"Chinese ships equipped with steel bars and wire mesh ignored the eviction warning broadcasts from [the coast guard] and rushed towards the patrol boat," a statement by the South Korean Coast Guard reads.
"The Chinese fishing boats sought to swarm around and collide with our patrol ship, ignoring the broadcast warnings," the statement said. After more than 200 shots, the Chinese boats, which crossed into South Korean waters near Gageodo island, retreated.
South Korean Coast Guard ships fired 180 rounds from an M-60 machine gun and around 70 rounds from assault rifles and shotguns in the incident.
South Korean Coast Guard ships frequently chase away Chinese boats fishing illegally in South Korean territory, straining a relationship already complicated by tensions over North Korea's continued nuclear and missile tests and US military exercises nearby.
China has previously expressed concern regarding the use of force by the South Korean Coast Guard.
"China has always attached great importance to the management of overseas fisheries and has actively taken effective measures in relevant waters to maintain fishery production order," China's Foreign Ministry spokesperson Hua Chunying told reporters in Beijing.

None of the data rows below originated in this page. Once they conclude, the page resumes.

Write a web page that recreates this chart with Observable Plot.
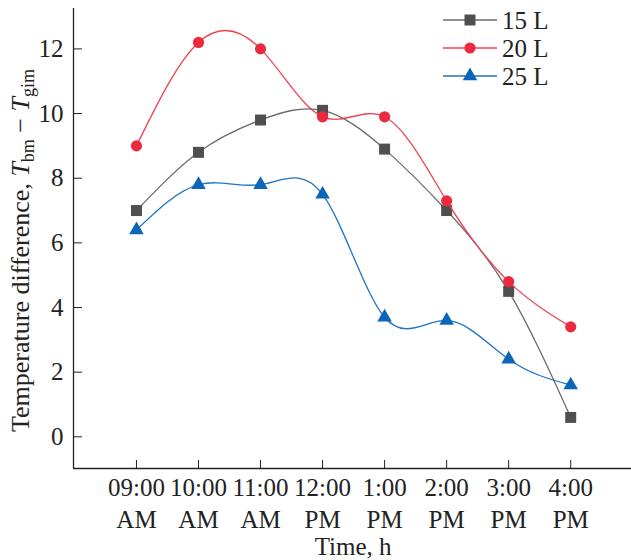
<!DOCTYPE html>
<html><head><meta charset="utf-8">
<script src="https://cdn.jsdelivr.net/npm/d3@7"></script>
<script src="https://cdn.jsdelivr.net/npm/@observablehq/plot@0.6"></script>
<style>
body{margin:0;background:#fff;}
#chart{position:relative;width:631px;height:560px;}
</style></head><body><div id="chart"></div>
<script>
const timeTop = ["09:00","10:00","11:00","12:00","1:00","2:00","3:00","4:00"];
const timeBottom = ["AM","AM","AM","PM","PM","PM","PM","PM"];
const seriesNames = ["15 L","20 L","25 L"];
const v15 = [7.0, 8.8, 9.8, 10.1, 8.9, 7.0, 4.5, 0.6];
const v20 = [9.0, 12.2, 12.0, 9.9, 9.9, 7.3, 4.8, 3.4];
const v25 = [6.4, 7.8, 7.8, 7.5, 3.7, 3.6, 2.4, 1.6];
const yTicks = [0, 2, 4, 6, 8, 10, 12];
const dotColors = ["#4f4f4f", "#ec2a3e", "#0b66b8"];
const lineColors = ["#6b6b6b", "#ee4356", "#1f74c2"];
const symbols = ["square", "circle", "triangle"];
const radii = [6.2, 5.6, 5.4];

const values = [v15, v20, v25];
const xIdx = d3.range(timeTop.length);
const xDomain = [-1.015, 7.98];
const yDomain = [-0.98, 13.25];

const marks = [];
values.forEach((vals, s) => {
  const data = vals.map((v, i) => ({i, v, s: seriesNames[s]}));
  marks.push(Plot.line(data, {x: "i", y: "v", curve: "natural", stroke: lineColors[s], strokeWidth: 1.3}));
  marks.push(Plot.dot(data, {x: "i", y: "v", symbol: () => symbols[s], r: radii[s], fill: dotColors[s], stroke: "none"}));
});

const plot = Plot.plot({
  width: 631, height: 560,
  marginLeft: 73, marginRight: 0, marginTop: 8, marginBottom: 92,
  style: {fontFamily: "'Liberation Serif', 'Times New Roman', serif", fontSize: "25px", color: "#222", background: "#fff"},
  x: {type: "linear", domain: xDomain},
  y: {domain: yDomain},
  symbol: {type: "identity"},
  marks: [
    Plot.ruleX([xDomain[0]], {stroke: "#222", strokeWidth: 1.3}),
    Plot.ruleY([yDomain[0]], {stroke: "#222", strokeWidth: 1.3}),
    Plot.axisY(yTicks, {anchor: "left", tickSize: -9, tickPadding: 19, label: null, tickFormat: d => String(d), fontSize: 25, stroke: "#222"}),
    Plot.axisX(xIdx, {anchor: "bottom", tickSize: -8, tickPadding: 13, label: null, tickFormat: i => timeTop[i] + "\n" + timeBottom[i], lineHeight: 1.28, fontSize: 25}),
    ...marks
  ]
});
document.getElementById("chart").appendChild(plot);

const svg = d3.select(plot);
const xs = plot.scale("x");
const font = "'Liberation Serif', 'Times New Roman', serif";

// y label
const yl = svg.append("text")
  .attr("transform", "translate(29,432) rotate(-90)")
  .attr("text-anchor", "start").attr("font-family", font).attr("font-size", 26).attr("fill", "#222");
yl.append("tspan").text("Temperature difference, ");
yl.append("tspan").attr("font-style", "italic").text("T");
yl.append("tspan").attr("font-size", 18).attr("dy", 5).text("bm");
yl.append("tspan").attr("dy", -5).text(" \u2212 ");
yl.append("tspan").attr("font-style", "italic").text("T");
yl.append("tspan").attr("font-size", 18).attr("dy", 5).text("gim");

// x label
svg.append("text")
  .attr("x", xs.apply((xIdx[0] + xIdx[xIdx.length - 1]) / 2)).attr("y", 555)
  .attr("text-anchor", "middle").attr("font-family", font).attr("font-size", 25).attr("fill", "#222")
  .text("Time, h");

// legend
const lg = svg.append("g").attr("transform", "translate(443,20)");
const symMap = {square: d3.symbolSquare, circle: d3.symbolCircle, triangle: d3.symbolTriangle};
seriesNames.forEach((name, s) => {
  const g = lg.append("g").attr("transform", `translate(0,${s * 28})`);
  g.append("line").attr("x1", 0).attr("x2", 54).attr("y1", 0).attr("y2", 0)
    .attr("stroke", lineColors[s]).attr("stroke-width", 1.3);
  g.append("path").attr("transform", "translate(27,0)")
    .attr("d", d3.symbol(symMap[symbols[s]], Math.PI * radii[s] * radii[s])())
    .attr("fill", dotColors[s]);
  g.append("text").attr("x", 59).attr("y", 8.5).attr("text-anchor", "start")
    .attr("font-family", font).attr("font-size", 25).attr("fill", "#222").text(name);
});
</script>
</body></html>
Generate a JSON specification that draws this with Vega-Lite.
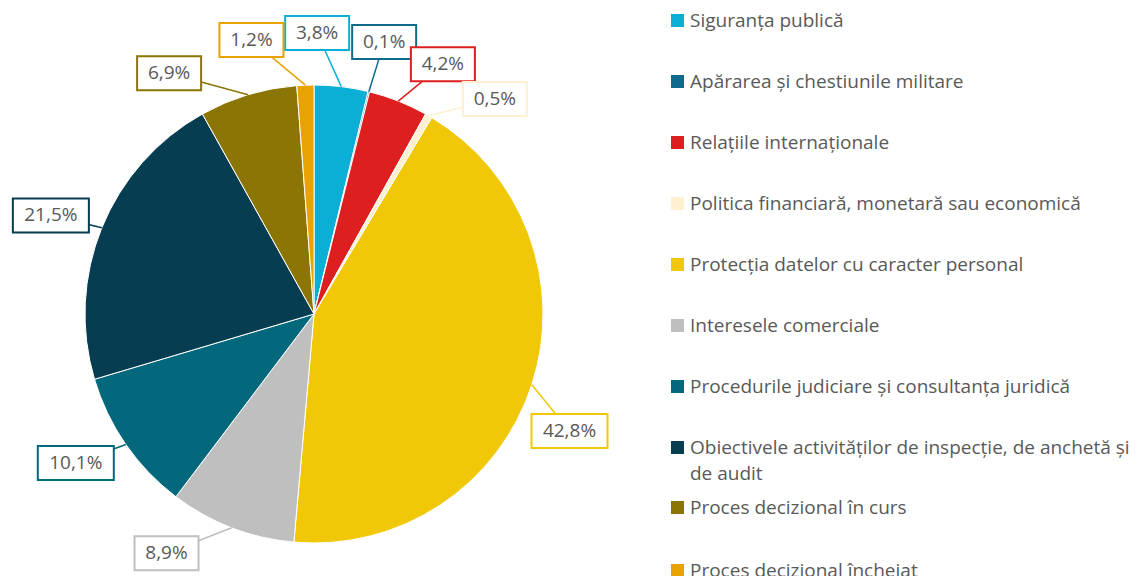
{
  "$schema": "https://vega.github.io/schema/vega-lite/v6.json",
  "width": 628,
  "height": 524,
  "autosize": "none",
  "padding": {"left": 0, "top": 52, "right": 517, "bottom": 0},
  "background": "white",
  "config": {"view": {"stroke": null}, "font": "Open Sans", "style": {"guide-label": {"lineHeight": 26}}},
  "data": {
    "values": [
      {"ord": 0, "cat": "Siguranța publică", "pct": 3.8, "lbl": "3,8%"},
      {"ord": 1, "cat": "Apărarea și chestiunile militare", "pct": 0.1, "lbl": "0,1%"},
      {"ord": 2, "cat": "Relațiile internaționale", "pct": 4.2, "lbl": "4,2%"},
      {"ord": 3, "cat": "Politica financiară, monetară sau economică", "pct": 0.5, "lbl": "0,5%"},
      {"ord": 4, "cat": "Protecția datelor cu caracter personal", "pct": 42.8, "lbl": "42,8%"},
      {"ord": 5, "cat": "Interesele comerciale", "pct": 8.9, "lbl": "8,9%"},
      {"ord": 6, "cat": "Procedurile judiciare și consultanța juridică", "pct": 10.1, "lbl": "10,1%"},
      {"ord": 7, "cat": "Obiectivele activităților de inspecție, de anchetă și de audit", "pct": 21.5, "lbl": "21,5%"},
      {"ord": 8, "cat": "Proces decizional în curs", "pct": 6.9, "lbl": "6,9%"},
      {"ord": 9, "cat": "Proces decizional încheiat", "pct": 1.2, "lbl": "1,2%"}
    ]
  },
  "transform": [
    {"window": [{"op": "sum", "field": "pct", "as": "cum"}], "sort": [{"field": "ord"}], "frame": [null, 0]},
    {"calculate": "datum.cum - datum.pct", "as": "start"},
    {"calculate": "(datum.start + datum.cum) / 2", "as": "mid"},
    {"calculate": "datum.mid * 2 * PI / 100", "as": "midRad"},
    {"calculate": "datum.midRad + [-6.2, 0.6, 5.7, 10, 6.6, 10.6, 2.7, -1.6, -14.3, -10.7][datum.ord] * PI / 180", "as": "labRad"},
    {"calculate": "281 * sin(datum.labRad)", "as": "lx"},
    {"calculate": "281 * cos(datum.labRad)", "as": "ly"},
    {"calculate": "229 * sin(datum.midRad)", "as": "ex"},
    {"calculate": "229 * cos(datum.midRad)", "as": "ey"},
    {"calculate": "(16 + 12 * length(datum.lbl)) / 2", "as": "hw"},
    {"calculate": "datum.lx - datum.hw", "as": "bx1"},
    {"calculate": "datum.lx + datum.hw", "as": "bx2"},
    {"calculate": "datum.ly - 17", "as": "by1"},
    {"calculate": "datum.ly + 17", "as": "by2"}
  ],
  "layer": [
    {
      "mark": {"type": "arc", "outerRadius": 229, "stroke": "white", "strokeWidth": 1},
      "encoding": {
        "theta": {"field": "start", "type": "quantitative", "scale": {"domain": [0, 100], "range": [0, 6.283185307179586]}},
        "theta2": {"field": "cum"},
        "color": {
          "field": "cat",
          "type": "nominal",
          "sort": null,
          "scale": {
            "domain": ["Siguranța publică", "Apărarea și chestiunile militare", "Relațiile internaționale", "Politica financiară, monetară sau economică", "Protecția datelor cu caracter personal", "Interesele comerciale", "Procedurile judiciare și consultanța juridică", "Obiectivele activităților de inspecție, de anchetă și de audit", "Proces decizional în curs", "Proces decizional încheiat"],
            "range": ["#0BAFD6", "#0F6A8B", "#DD1F1F", "#FFF0D2", "#F0C808", "#BFBFBF", "#04687D", "#073D50", "#8B7505", "#E8A202"]
          },
          "legend": {
            "title": null,
            "orient": "none",
            "legendX": 668,
            "legendY": -41,
            "padding": 0,
            "values": ["Siguranța publică", "Apărarea și chestiunile militare", "Relațiile internaționale", "Politica financiară, monetară sau economică", "Protecția datelor cu caracter personal", "Interesele comerciale", "Procedurile judiciare și consultanța juridică", "Obiectivele activităților de inspecție, de anchetă și de audit"],
            "symbolType": "square",
            "symbolSize": 169,
            "symbolStrokeWidth": 0,
            "labelFont": "Open Sans",
            "labelFontSize": 19,
            "labelColor": "#595959",
            "labelLimit": 500,
            "labelOffset": 3,
            "rowPadding": 41,
            "labelExpr": "datum.label == 'Obiectivele activităților de inspecție, de anchetă și de audit' ? ['Obiectivele activităților de inspecție, de anchetă și', 'de audit'] : datum.label"
          }
        }
      }
    },
    {
      "mark": {"type": "rule", "strokeWidth": 1.5},
      "encoding": {
        "x": {"field": "ex", "type": "quantitative", "scale": {"domain": [-314, 314], "nice": false, "zero": false}, "axis": null},
        "y": {"field": "ey", "type": "quantitative", "scale": {"domain": [-262, 262], "nice": false, "zero": false}, "axis": null},
        "x2": {"field": "lx"},
        "y2": {"field": "ly"},
        "stroke": {
          "field": "cat",
          "type": "nominal",
          "scale": {"domain": ["Proces decizional în curs", "Proces decizional încheiat", "Siguranța publică", "Apărarea și chestiunile militare", "Relațiile internaționale", "Politica financiară, monetară sau economică", "Protecția datelor cu caracter personal", "Interesele comerciale", "Procedurile judiciare și consultanța juridică", "Obiectivele activităților de inspecție, de anchetă și de audit"], "range": ["#8B7505", "#E8A202", "#0BAFD6", "#0F6A8B", "#DD1F1F", "#FFF0D2", "#F0C808", "#BFBFBF", "#04687D", "#073D50"]},
          "legend": {
            "title": null,
            "orient": "none",
            "legendX": 668,
            "legendY": 446,
            "padding": 0,
            "values": ["Proces decizional în curs", "Proces decizional încheiat"],
            "symbolType": "square",
            "symbolSize": 42,
            "symbolStrokeWidth": 6.5,
            "symbolFillColor": "transparent",
            "labelFont": "Open Sans",
            "labelFontSize": 19,
            "labelColor": "#595959",
            "labelLimit": 500,
            "labelOffset": 3,
            "rowPadding": 30
          }
        }
      }
    },
    {
      "mark": {"type": "rect", "fill": "white", "strokeWidth": 2},
      "encoding": {
        "x": {"field": "bx1", "type": "quantitative"},
        "x2": {"field": "bx2"},
        "y": {"field": "by1", "type": "quantitative"},
        "y2": {"field": "by2"},
        "stroke": {"field": "cat", "type": "nominal"}
      }
    },
    {
      "mark": {"type": "text", "font": "Open Sans", "fontSize": 19, "color": "#595959", "align": "center", "baseline": "middle"},
      "encoding": {
        "x": {"field": "lx", "type": "quantitative"},
        "y": {"field": "ly", "type": "quantitative"},
        "text": {"field": "lbl"}
      }
    }
  ]
}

"We hope that South Korea appropriately handles the relevant issue and in the course of law enforcement takes no extreme actions that endanger people's safety," she added.
Seoul's Foreign Ministry claimed that the coast guard was simply following domestic law in its use of weapons against the Chinese boats, which were a "mass violation of the country's water for illegal shipping," Channel News Asia reported.
According to Asia Maritime Transparency Initiative analyst Lisa Collins, Chinese fisherman "take advantage of the standoff between North and South Korea to fish illegally" near the fisheries agreement line established in 2001 between the two nations.
"The potential for third-party interference by North Korea in these disputes, or the use of North Korean waters by Chinese fishermen to evade capture, adds a complex dimension to an already intractable problem," she added.
South Korea has a history of reacting forcefully when Chinese ships cross into its exclusive economic zone defined under the United Nations Convention on the Law of the Sea. Last September, three Chinese fishermen suspected of illegally fishing were killed when a South Korean Coast Guard threw flash grenades on their boat.